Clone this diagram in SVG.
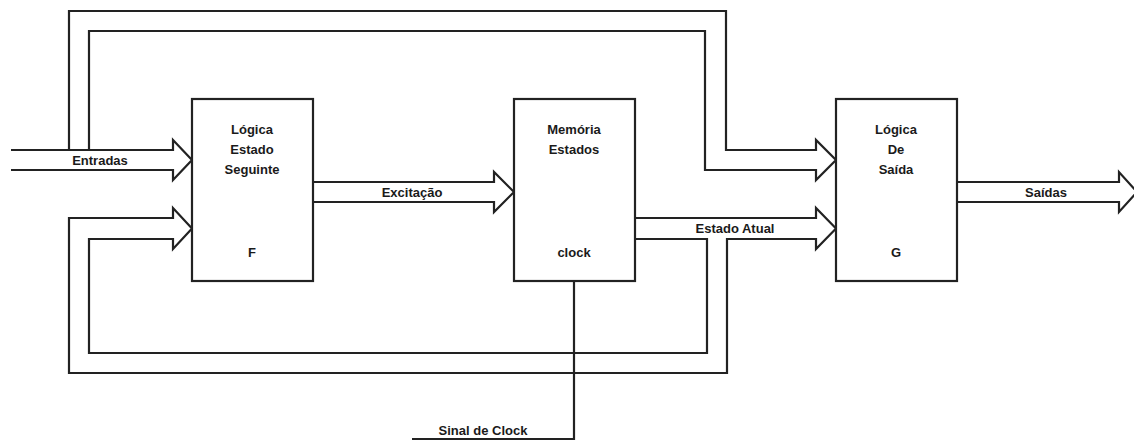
<svg xmlns="http://www.w3.org/2000/svg" width="1134" height="441" viewBox="0 0 1134 441">
<style>
.b{fill:#fff;stroke:#222;stroke-width:2.2}
.c{fill:none;stroke:#222;stroke-width:2.2;stroke-linejoin:miter}
text{font-family:"Liberation Sans",Arial,sans-serif;font-weight:bold;font-size:13px;fill:#1a1a1a;text-anchor:middle}
</style>
<rect width="1134" height="441" fill="#fff"/>
<g id="connectors">
<path class="c" d="M11,150 H173 V140 L192,160 L173,180 V170 H11"/>
<path class="c" d="M69,150 V11 H726 V150 H816 V140 L836,160 L816,180 V170 H705 V31 H89 V150"/>
<path class="c" d="M313,182 H494 V172 L514,192 L494,212 V202 H313"/>
<path class="c" d="M635,218 H816 V208 L836,228.5 L816,249 V239 H727 V373 H69 V218 H173 V208 L192,228.5 L173,249 V239 H89 V353 H707 V239 H635"/>
<path class="c" d="M957,182 H1119 V172 L1137,192 L1119,212 V202 H957"/>
<path class="c" d="M574,281 V439 H412"/>
<text x="100" y="165">Entradas</text>
<text x="412" y="197">Excitação</text>
<text x="735" y="233">Estado Atual</text>
<text x="1046" y="197">Saídas</text>
<text x="483" y="435">Sinal de Clock</text>
</g>
<g id="node-F">
<rect class="b" x="192" y="99" width="121" height="182"/>
<text x="252" y="134">Lógica</text>
<text x="252" y="154">Estado</text>
<text x="252" y="174">Seguinte</text>
<text x="252" y="257">F</text>
</g>
<g id="node-mem">
<rect class="b" x="514" y="99" width="121" height="182"/>
<text x="574" y="134">Memória</text>
<text x="574" y="154">Estados</text>
<text x="574" y="257">clock</text>
</g>
<g id="node-G">
<rect class="b" x="836" y="99" width="121" height="182"/>
<text x="896" y="134">Lógica</text>
<text x="896" y="154">De</text>
<text x="896" y="174">Saída</text>
<text x="896" y="257">G</text>
</g>
</svg>
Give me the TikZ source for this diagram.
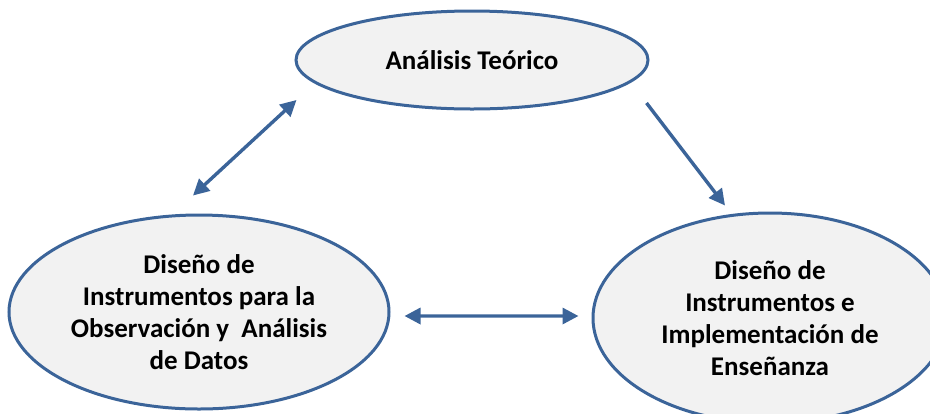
• • • •
JOB. All the records above need to be given again word for word. Skip the pictures.

FINISHED ANSWER.
Clone this diagram in SVG.
<svg xmlns="http://www.w3.org/2000/svg" width="1134" height="441" viewBox="0 0 1134 441">
<style>
.b{fill:#fff;stroke:#222;stroke-width:2.2}
.c{fill:none;stroke:#222;stroke-width:2.2;stroke-linejoin:miter}
text{font-family:"Liberation Sans",Arial,sans-serif;font-weight:bold;font-size:13px;fill:#1a1a1a;text-anchor:middle}
</style>
<rect width="1134" height="441" fill="#fff"/>
<g id="connectors">
<path class="c" d="M11,150 H173 V140 L192,160 L173,180 V170 H11"/>
<path class="c" d="M69,150 V11 H726 V150 H816 V140 L836,160 L816,180 V170 H705 V31 H89 V150"/>
<path class="c" d="M313,182 H494 V172 L514,192 L494,212 V202 H313"/>
<path class="c" d="M635,218 H816 V208 L836,228.5 L816,249 V239 H727 V373 H69 V218 H173 V208 L192,228.5 L173,249 V239 H89 V353 H707 V239 H635"/>
<path class="c" d="M957,182 H1119 V172 L1137,192 L1119,212 V202 H957"/>
<path class="c" d="M574,281 V439 H412"/>
<text x="100" y="165">Entradas</text>
<text x="412" y="197">Excitação</text>
<text x="735" y="233">Estado Atual</text>
<text x="1046" y="197">Saídas</text>
<text x="483" y="435">Sinal de Clock</text>
</g>
<g id="node-F">
<rect class="b" x="192" y="99" width="121" height="182"/>
<text x="252" y="134">Lógica</text>
<text x="252" y="154">Estado</text>
<text x="252" y="174">Seguinte</text>
<text x="252" y="257">F</text>
</g>
<g id="node-mem">
<rect class="b" x="514" y="99" width="121" height="182"/>
<text x="574" y="134">Memória</text>
<text x="574" y="154">Estados</text>
<text x="574" y="257">clock</text>
</g>
<g id="node-G">
<rect class="b" x="836" y="99" width="121" height="182"/>
<text x="896" y="134">Lógica</text>
<text x="896" y="154">De</text>
<text x="896" y="174">Saída</text>
<text x="896" y="257">G</text>
</g>
</svg>
Give me the TikZ source for this diagram.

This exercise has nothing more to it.